Después de leer esta definición del poeta colombiano Jaime Jaramillo Escobar , se me vino de súbito el golpe en el costado y volví a sentir, en carne propia, el escarnio y la humillación de la que fui víctima, la que me apartó de los otros y me sacó de La república de Platón.

Sin embargo, mi herida o el codazo no me lo dieron ni en la pubertad ni en la adolescencia, sino en la niñez. Cursaba el cuarto grado de primaria en el Colegio La Salle en la década de los cincuenta. Los lunes era costumbre que el hermano prefecto de secundaria y el de primaria –desde el balcón del segundo piso, frente a todo el colegio en formación por niveles– leyera las buenas y las malas noticias. Las malas siempre recaían sobre los estudiantes díscolos o indolentes.

Por razones disciplinarias, los hermanos lasallistas usaban unas famosas tarjetas: la blanca, la rosada y la roja. La blanca era un primer aviso, la rosada una semana de suspensión del colegio y la roja la expulsión definitiva. Los premiados con tal distinción debían salir de sus filas y subir las escaleras donde, a vista y paciencia de todos, recibían el galardón.

Pero ¿qué podría haber hecho un niño de escasos nueve años para recibir tan temible distinción? Por más que indagué, nunca supe a ciencia cierta cuál fue el móvil que me valió la boleta rosada, la semana de suspensión. Lo que sí recordé es que subí la escalinata de la humillación llorando y no paré de llorar hasta llegar a la casa. Fue tanto el llanto que derramé que mis padres no me regañaron ni me castigaron.

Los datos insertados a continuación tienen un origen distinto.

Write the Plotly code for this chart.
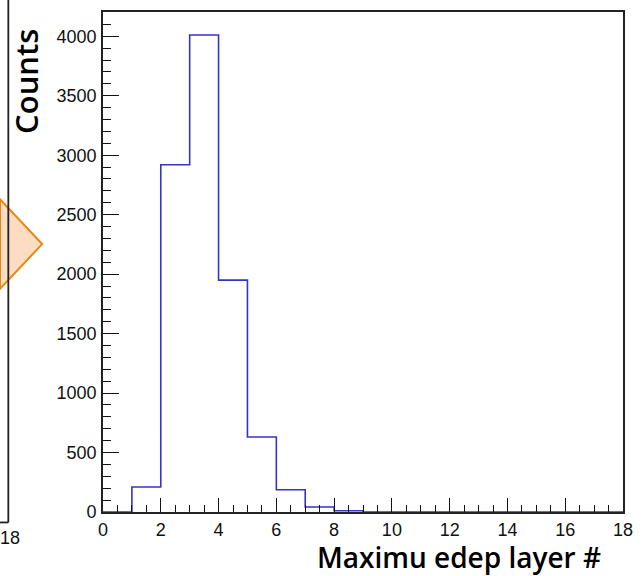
import plotly.graph_objects as go

# data: bin edges 0..18 (width 1) and counts per bin
bin_edges = list(range(0, 19))
counts = [0, 210, 2920, 4010, 1950, 630, 187, 42, 10, 0, 0, 0, 0, 0, 0, 0, 0, 0]
x_ticks = [0, 2, 4, 6, 8, 10, 12, 14, 16, 18]
y_ticks = [0, 500, 1000, 1500, 2000, 2500, 3000, 3500, 4000]

W, H = 643, 576
L, R, T, B = 103, 10, 10, 64
pw, ph = W - L - R, H - T - B

def px(x):
    return (x - L) / pw

def py(y):
    return (H - B - y) / ph

step_x = bin_edges
step_y = counts + [counts[-1]]

fig = go.Figure()
fig.add_trace(go.Scatter(
    x=step_x, y=step_y, mode="lines", line_shape="hv",
    line=dict(color="#3535c4", width=1.6), hoverinfo="skip", showlegend=False,
))

tickfont = dict(family="Liberation Sans, Arial, sans-serif", size=18, color="#111")
fig.update_layout(
    width=W, height=H,
    margin=dict(l=L, r=R, t=T, b=B),
    paper_bgcolor="white", plot_bgcolor="white",
    showlegend=False,
    xaxis=dict(
        range=[0, 18], tickvals=x_ticks, ticks="inside", ticklen=14, tickwidth=1.2,
        tickcolor="#111", showgrid=False, zeroline=False,
        showline=True, linecolor="#222", linewidth=1.8, mirror=True,
        tickfont=tickfont, ticklabelstandoff=0,
        minor=dict(dtick=0.5, ticks="inside", ticklen=7, tickwidth=1.2, tickcolor="#111", showgrid=False),
    ),
    yaxis=dict(
        range=[0, 4204], tickvals=y_ticks, tickformat="d", ticks="inside", ticklen=16, tickwidth=1.2,
        tickcolor="#111", showgrid=False, zeroline=False,
        showline=True, linecolor="#222", linewidth=1.8, mirror=True,
        tickfont=tickfont, ticklabelstandoff=1,
        minor=dict(dtick=100, ticks="inside", ticklen=8, tickwidth=1.2, tickcolor="#111", showgrid=False),
    ),
)

fig.add_annotation(
    text="Counts", xref="paper", yref="paper", x=px(25), y=py(26),
    xanchor="center", yanchor="top", textangle=-90, showarrow=False, borderpad=0,
    font=dict(family="Open Sans, Noto Sans, sans-serif", size=31, color="black", weight=600),
)
fig.add_annotation(
    text="Maximu edep layer #", xref="paper", yref="paper", x=px(612), y=py(577),
    xanchor="right", yanchor="bottom", showarrow=False, borderpad=0,
    font=dict(family="Open Sans, Noto Sans, sans-serif", size=28, color="black", weight=600),
)

# decorations from neighbouring panel (cropped left edge)
fig.add_shape(type="path", xref="paper", yref="paper",
              path=f"M {px(-2)},{py(198)} L {px(41)},{py(243)} L {px(-2)},{py(288)} Z",
              fillcolor="#fcdcc2", line=dict(color="#e8860e", width=2), layer="above")
fig.add_shape(type="line", xref="paper", yref="paper",
              x0=px(6.5), y0=py(-2), x1=px(6.5), y1=py(522.5),
              line=dict(color="#222", width=1.8))
fig.add_shape(type="line", xref="paper", yref="paper",
              x0=px(-2), y0=py(522.5), x1=px(6.5), y1=py(522.5),
              line=dict(color="#222", width=1.8))
fig.add_annotation(text="18", xref="paper", yref="paper", x=px(8), y=py(538),
                   xanchor="center", yanchor="middle", showarrow=False, font=tickfont)

fig.write_html("out.html")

Entonces entendí, después de leer al poeta colombiano, lo que nunca había sabido, que mis detractores ya habían detectado en mí los gérmenes salvajes de la poesía y que, a partir de allí, la persecución sería más severa. Empezaron los castigos a la salida de clases: multiplicar 7989 a la novena potencia o repetir –como Bart Simpson– “No animaré a los demás a volar'”.

También aumentaron las tizas lanzadas con tino a mi abstracción cuando, perdido, a través de los ventanales, miraba el aeropuerto de La Sabana con sus vacas y sus potreros, o me quedaba pensativo en las transparencias de la nada.

Lo que tenía que suceder sucedió: en el segundo año de colegio recibí la boleta roja, y por lo tanto la expulsión definitiva del “Colegio de la Salle, tan querido, aquí nos tienes hoy vibrantes de emoción'”.

Me tocó repetir el segundo año en el colegio Calasanz, pero, como ya venía con la señal de la poesía en la frente (aunque no lo supiera), fue poca mi estadía en él: tan sólo seis meses me soportaron en sus aulas, y de allí, sin boleta roja, fui expulsado definitivamente.

Mis padres corrieron para matricularme esta vez en un colegio público, el Liceo Luis Dobles Segreda, para así no perder otro año ni repetirlo; pero, a pesar de que no eran hermanos ni curas, sufrí el recelo del director y su camarilla; y, aunque gané el año, no se me permitió ingresar de nuevo a la institución.

El Liceo José Joaquín Vargas Calvo va a ser el que me reciba y me condicione a una vigilancia casi policial. Con sólo un guiño salido de tono era enviado directamente a la dirección. Me salvó el baloncesto de no ser expulsado. Ser jugador titular de la selección del colegio me ganó ciertas simpatías y pude, a través de los años, sacar al fin mi anhelado bachillerato.

La permanencia en esta casa de estudios fue relevante para despertar esa otra voz, la voz de la poesía, y va a ser justo a finales del curso lectivo cuando surgen los nexos de lo que sería el inicio de “este oficio de ciegos tercos”, como afirma el poeta portugués Fernando Pessoa.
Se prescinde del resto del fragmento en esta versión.